For people who suspect that most China-made hardware products can be compromised, there is a full plate discovery. Security researchers have identified intentional backdoors in the most widespread types of networking devices FTTH OLT.
Backdoor entries identified
Security researchers Pierre Kim and Alexandre Torres discovered seven vulnerabilities in several firmware versions (v1.2.2 and 2.4.05_000, 2.4.04_001 and 2.4.03_000) of 29 FTTH OLT devices from popular Chinese vendor, C-Data.
The vulnerabilities could lead to backdoor access via Telnet, allowing an attacker to connect to the device via a Telnet server running on the device's WAN (internet-facing) interface.
The vulnerabilities allow an attacker to gain complete administrator CLI access, and list list credentials in cleartext in the Telnet CLI for all the other device administrators. Researchers also found that attackers could also exploit it to execute shell commands with root privileges and perform pre-auth remote denial of service (DoS).
The devices also used a weak encryption algorithm to store encrypted passwords and the management interface did not support SSL/TLS for HTTP or SSH, thereby leaving the door open for attackers to perform man-in-the-middle attacks (MITM) attacks.
These vulnerabilities may also impact other devices running similar firmware. It is believed that some of the backdoors were intentionally placed in the firmware by the vendor.
Network devices at risk
Attackers often abuse network devices to gain illegitimate access and then remotely control the devices. Recently, several attackers were seen targeting popular routers and IoT devices in targeted attacks.
In July 2020, a new Mirai variant (detected as IoT.Linux.MIRAI.VWISI) was found exploiting a vulnerability (CVE-2020-10173) in specific versions of IP cameras, smart TVs, and routers, among other devices.
In June 2020, a new Mozi variant included several known malware families in its distribution chain and targeted IoT devices, predominantly routers, and DVRs.

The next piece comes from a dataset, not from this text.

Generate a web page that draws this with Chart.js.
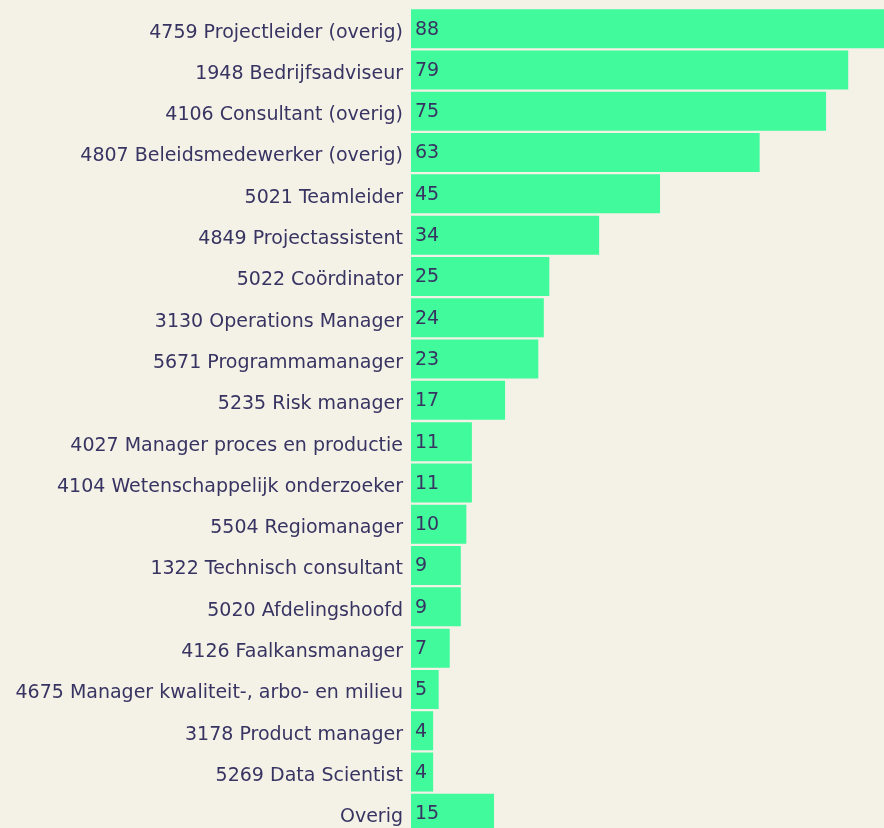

In the same month, a firmware flaw in some home routers, sold by Japanese networking and storage firm Buffalo and its US subsidiary Buffalo Americas, made the devices vulnerable to cyberattacks.
Best practices
Users should change their network device credentials frequently and implement secure SSH on network devices. Also, it is advised to limit the IP ranges that can manage the network infrastructure and disable unused network ports.